On Thu, Aug 11, 2016 at 1:14 PM, Steven D'Aprano firstname.lastname@example.org wrote:
On Wed, Aug 10, 2016 at 04:40:31PM -0700, Steve Dower wrote:
On 10Aug2016 1431, Chris Angelico wrote:
- make the default open() encoding check for a BOM or else use utf-8
-0.5. Is there any precedent for this kind of data-based detection being the default?
There is precedent: the Python interpreter will accept a BOM instead of an encoding cookie when importing .py files.
Okay, that's good enough for me.
An explicit "utf-sig" could do a full detection, but even then it's not perfect - how do you distinguish UTF-32LE from UTF-16LE that starts with U+0000?
BOMs are a heuristic, nothing more. If you're reading arbitrary files could start with anything, then of course they can guess wrong. But then if I dumped a bunch of arbitrary Unicode codepoints in your lap and asked you to guess the language, you would likely get it wrong too :-)

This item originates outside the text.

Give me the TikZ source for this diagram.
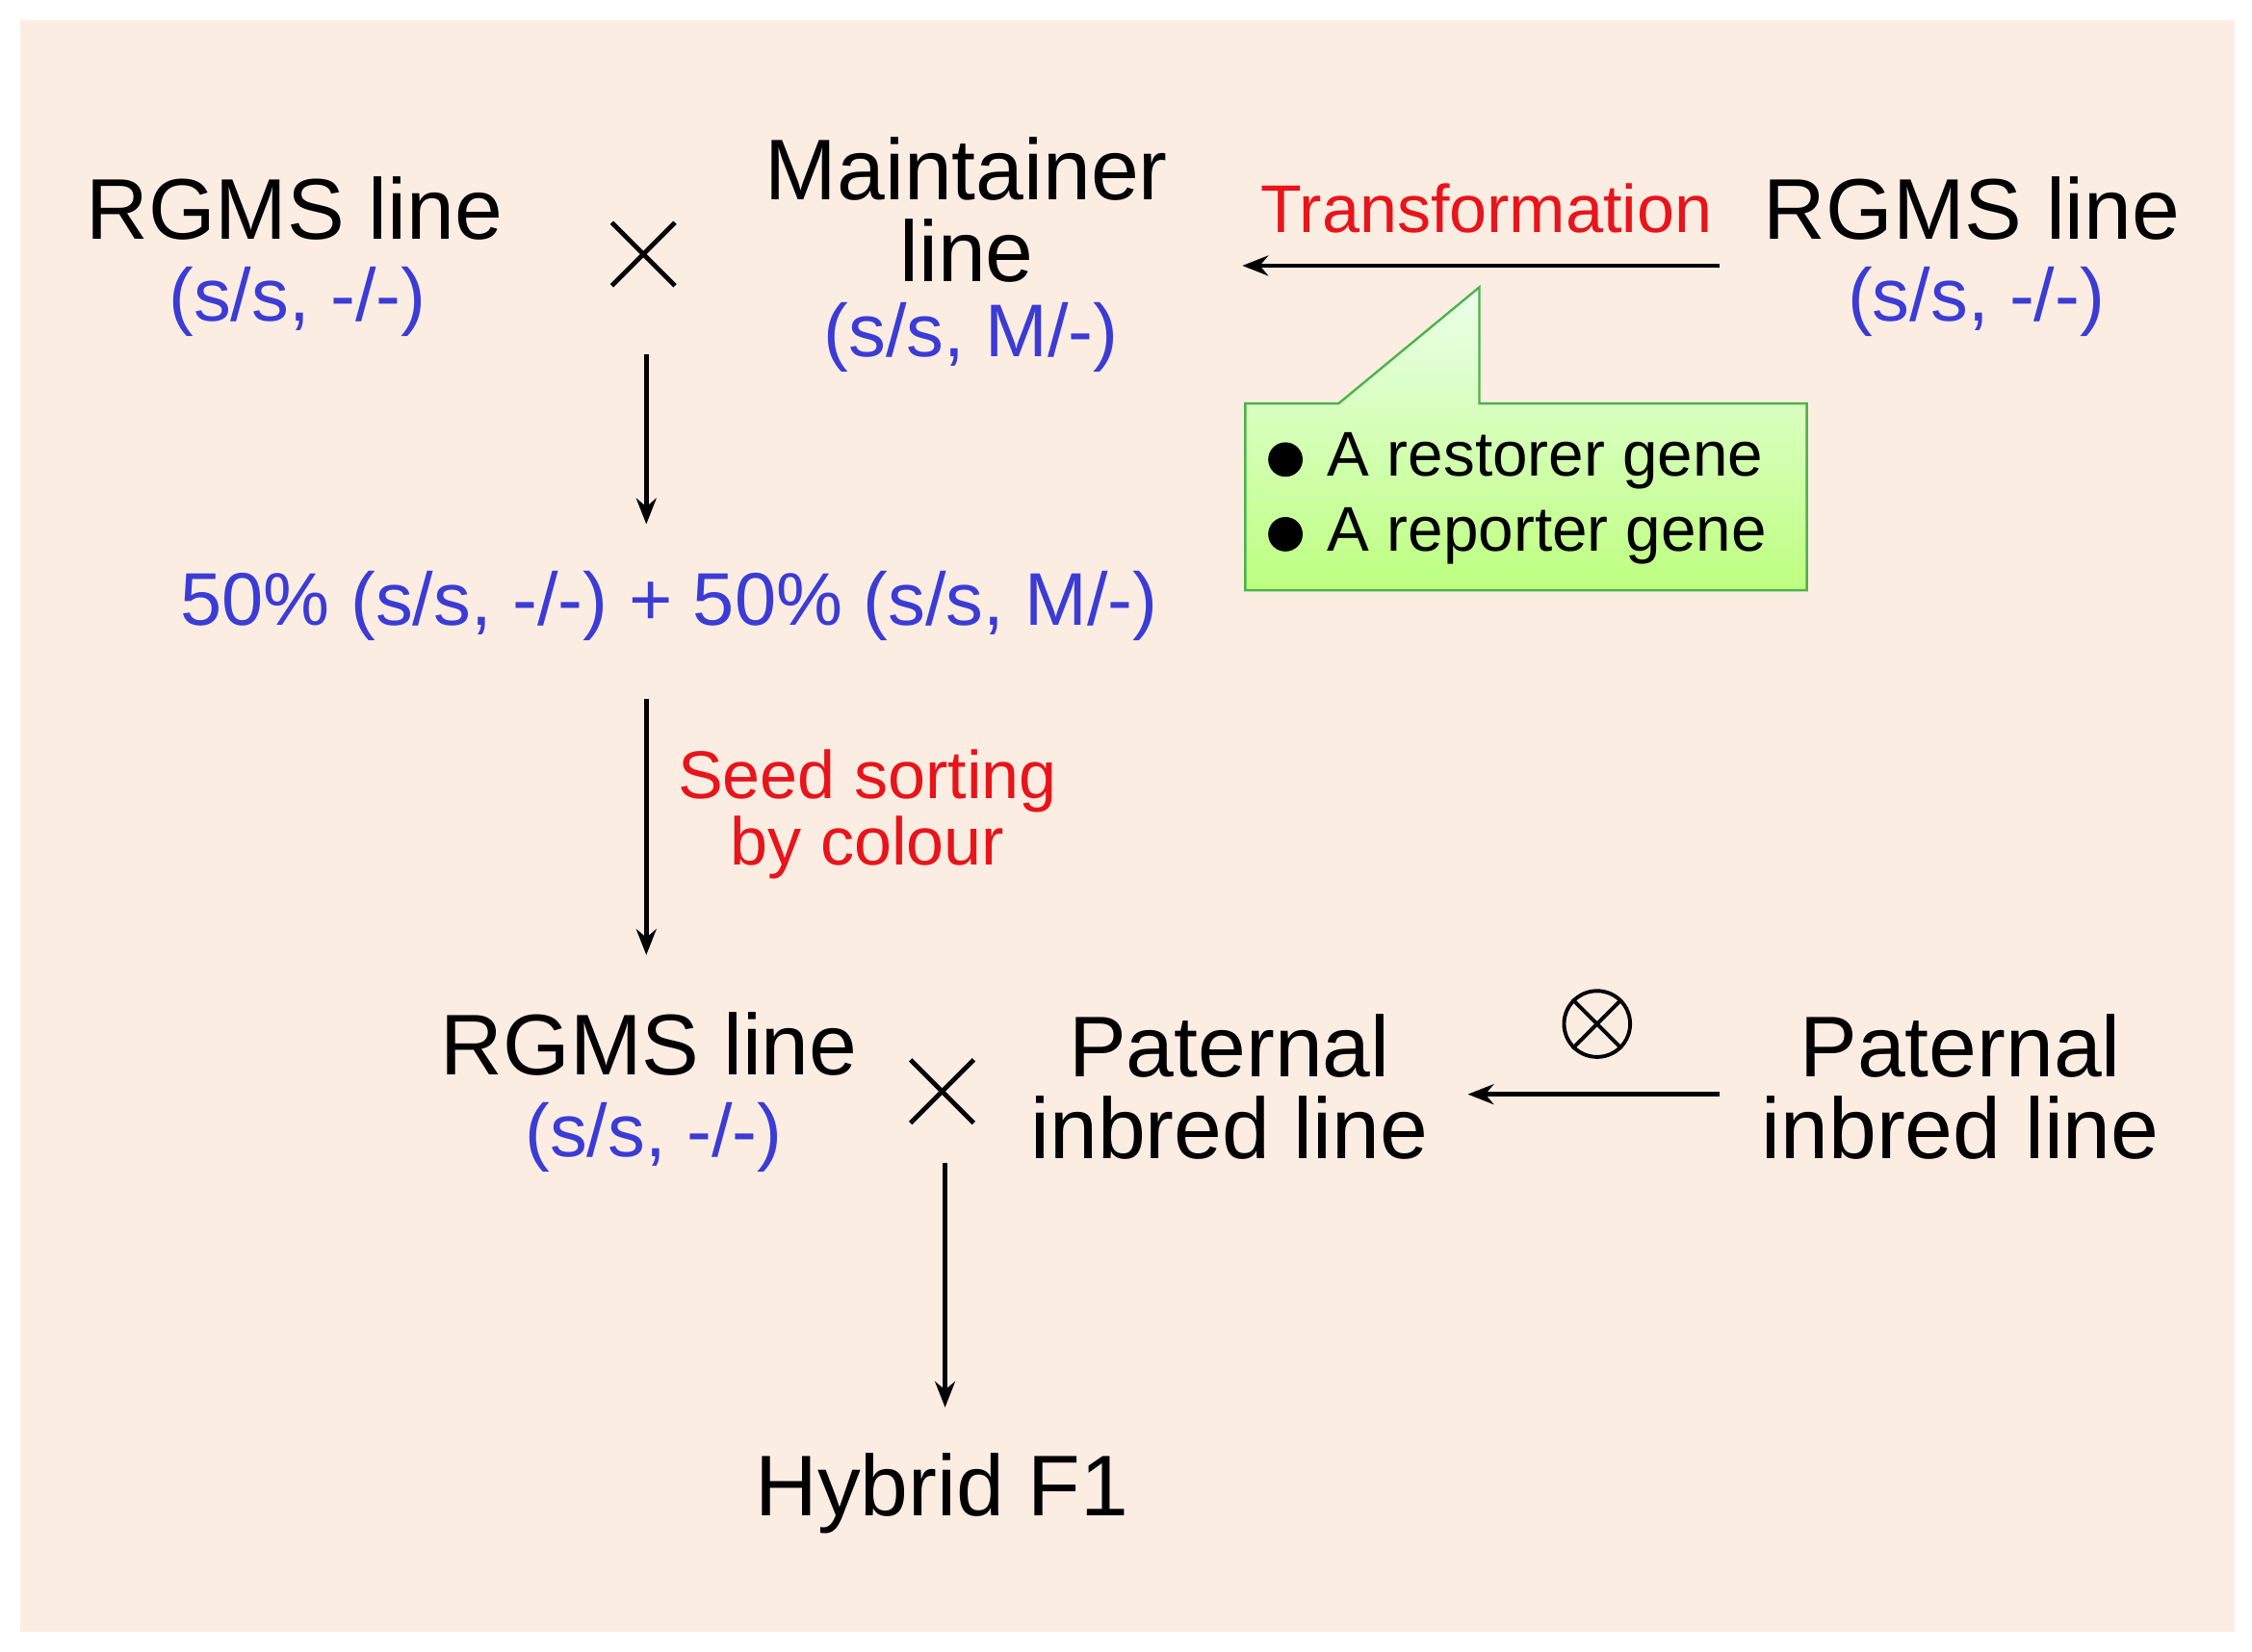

I have my own mental heuristics, but I can't recognize one Cyrillic language from another. And some Slavic languages can be written with either Latin or Cyrillic letters, just to further confuse matters. Of course, "arbitrary Unicode codepoints" might not all come from one language, and might not be any language at all.
(Do you wanna build a U+2603?)
Do you say "UTF-32 is rare so we'll assume UTF-16", or do you say "files starting U+0000 are rare, so we'll assume UTF-32"?
The way I have done auto-detection based on BOMs is you start by reading four bytes from the file in binary mode. (If there are fewer than four bytes, it cannot be a text file with a BOM.)
Interesting. Are you assuming that a text file cannot be empty? Because 0xFF 0xFE could represent an empty file in UTF-16, and 0xEF 0xBB 0xBF likewise for UTF-8. Or maybe you don't care about files with less than one character in them?
Compare those first four bytes against the UTF-32 BOMs first, and the UTF-16 BOMs *second* (otherwise UTF-16 will shadow UFT-32). Note that there are two BOMs (big-endian and little-endian). Then check for UTF-8, and if you're really keen, UTF-7 and UTF-1.
For a default file-open encoding detection, I would minimize the number of options. The UTF-7 BOM could be the beginning of a file containing Base 64 data encoded in ASCII, which is a very real possibility.
elif bom.startswith(b'\x2B\x2F\x76'): if len(bom) == 4 and bom in b'\x2B\x2F\x38\x39': return 'utf_7'
So I wouldn't include UTF-7 in the detection. Nor UTF-1. Both are rare. Even UTF-32 doesn't necessarily have to be included. When was the last time you saw a UTF-32LE-BOM file?
But the main reason for detecting the BOM is that currently opening files with 'utf-8' does not skip the BOM if it exists. I'd be quite happy with changing the default encoding to:
- utf-8-sig when reading (so the UTF-8 BOM is skipped if it exists)
- utf-8 when writing (so the BOM is *not* written)
Sounds reasonable to me.
Rather than hard-coding that behaviour, can we have a new encoding that does that? "utf-8-readsig" perhaps.
+1. Makes the documentation easier by having the default value for encoding not depend on the value for mode.